▶ **SUPPLIED INFORMATION**:
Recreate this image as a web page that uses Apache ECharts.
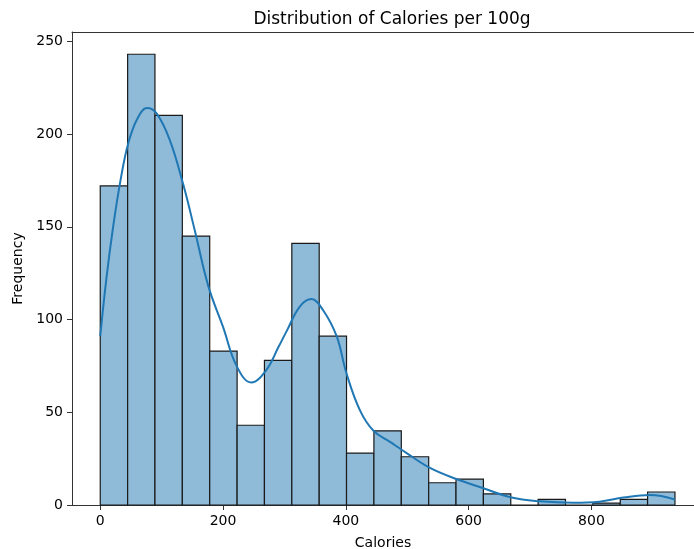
<!DOCTYPE html>
<html>
<head>
<meta charset="utf-8">
<script src="https://cdn.jsdelivr.net/npm/echarts@6/dist/echarts.min.js"></script>
<style>
  html, body { margin: 0; padding: 0; background: #fff; }
  #chart { width: 694px; height: 549px; }
</style>
</head>
<body>
<div id="chart"></div>
<script>
// histogram bin edges (Calories) and counts per bin
var binEdges = [0, 44.6, 89.1, 133.7, 178.3, 222.9, 267.4, 312.0, 356.6, 401.1, 445.7,
  490.3, 534.9, 579.4, 624.0, 668.6, 713.1, 757.7, 802.3, 846.9, 891.4, 936.0];
var counts = [172, 243, 210, 145, 83, 43, 78, 141, 91, 28, 40, 26, 12, 14, 6, 0, 3, 0, 1, 3, 7];

// kde curve, [calories, frequency]
var kdePoints = [[0, 91], [10, 122], [21, 150], [33, 175], [45.6, 195], [60, 208], [76, 214],
  [92, 211], [113, 197], [135, 173], [154, 148], [176, 118], [200, 96], [222, 75], [246, 66],
  [271, 73], [290, 85], [304, 94], [325, 107], [344, 111], [363, 105], [385, 91], [401, 71],
  [423, 51], [445, 40], [472, 34], [499, 28], [537, 20], [580, 14], [624, 9], [670, 4],
  [716, 2], [770, 1.2], [813, 1.8], [852, 4], [895, 5.4], [936, 3]];

var xTicks = [0, 200, 400, 600, 800];
var yTicks = [0, 50, 100, 150, 200, 250];

var histData = counts.map(function (c, i) {
  return [binEdges[i], binEdges[i + 1], c];
});

var chart = echarts.init(document.getElementById('chart'));
var font = 'DejaVu Sans';

chart.setOption({
  animation: false,
  title: {
    text: 'Distribution of Calories per 100g',
    left: 387,
    top: 6,
    textAlign: 'center',
    textStyle: { fontFamily: font, fontSize: 17, fontWeight: 'normal', color: '#000' }
  },
  grid: { left: 72, right: 0, top: 32, bottom: 44, containLabel: false, outerBoundsMode: 'none' },
  xAxis: [{
    type: 'value',
    min: -46,
    max: 967,
    name: 'Calories',
    nameLocation: 'middle',
    nameGap: 31,
    nameTextStyle: { fontFamily: font, fontSize: 14, color: '#000' },
    axisLine: { show: true, onZero: false, lineStyle: { color: '#333', width: 1 } },
    axisTick: { show: true, length: 5, customValues: xTicks, lineStyle: { color: '#333' } },
    axisLabel: { customValues: xTicks, margin: 9, fontFamily: font, fontSize: 14, color: '#000' },
    splitLine: { show: false }
  }, {
    type: 'value',
    position: 'top',
    min: -46,
    max: 967,
    axisLine: { show: true, onZero: false, lineStyle: { color: '#333', width: 1 } },
    axisTick: { show: false },
    axisLabel: { show: false },
    splitLine: { show: false }
  }],
  yAxis: {
    type: 'value',
    min: 0,
    max: 255,
    name: 'Frequency',
    nameLocation: 'middle',
    nameGap: 44,
    nameTextStyle: { fontFamily: font, fontSize: 14, color: '#000' },
    axisLine: { show: true, onZero: false, lineStyle: { color: '#333', width: 1 } },
    axisTick: { show: true, length: 5, customValues: yTicks, lineStyle: { color: '#333' } },
    axisLabel: { customValues: yTicks, margin: 9, fontFamily: font, fontSize: 14, color: '#000' },
    splitLine: { show: false }
  },
  series: [{
    type: 'custom',
    xAxisIndex: 0,
    data: histData,
    encode: { x: [0, 1], y: 2 },
    renderItem: function (params, api) {
      var p0 = api.coord([api.value(0), api.value(2)]);
      var p1 = api.coord([api.value(1), 0]);
      return {
        type: 'rect',
        shape: { x: p0[0], y: p0[1], width: p1[0] - p0[0], height: p1[1] - p0[1] },
        style: { fill: '#8fbbd9', stroke: '#1a1a1a', lineWidth: 1.2 }
      };
    }
  }, {
    type: 'line',
    xAxisIndex: 0,
    data: kdePoints,
    smooth: 0.4,
    showSymbol: false,
    symbol: 'none',
    lineStyle: { color: '#1f77b4', width: 2 },
    z: 5
  }]
});
</script>
</body>
</html>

▶ **WHAT TO WORK ON**: The lines from the start of the data through the line that contains "3, 0, 1, 3, 7];" are to be returned exactly, please, with both ends included and every picture left out.

▶ **TASK ANSWER**:
Recreate this image as a web page that uses Apache ECharts.
<!DOCTYPE html>
<html>
<head>
<meta charset="utf-8">
<script src="https://cdn.jsdelivr.net/npm/echarts@6/dist/echarts.min.js"></script>
<style>
  html, body { margin: 0; padding: 0; background: #fff; }
  #chart { width: 694px; height: 549px; }
</style>
</head>
<body>
<div id="chart"></div>
<script>
// histogram bin edges (Calories) and counts per bin
var binEdges = [0, 44.6, 89.1, 133.7, 178.3, 222.9, 267.4, 312.0, 356.6, 401.1, 445.7,
  490.3, 534.9, 579.4, 624.0, 668.6, 713.1, 757.7, 802.3, 846.9, 891.4, 936.0];
var counts = [172, 243, 210, 145, 83, 43, 78, 141, 91, 28, 40, 26, 12, 14, 6, 0, 3, 0, 1, 3, 7];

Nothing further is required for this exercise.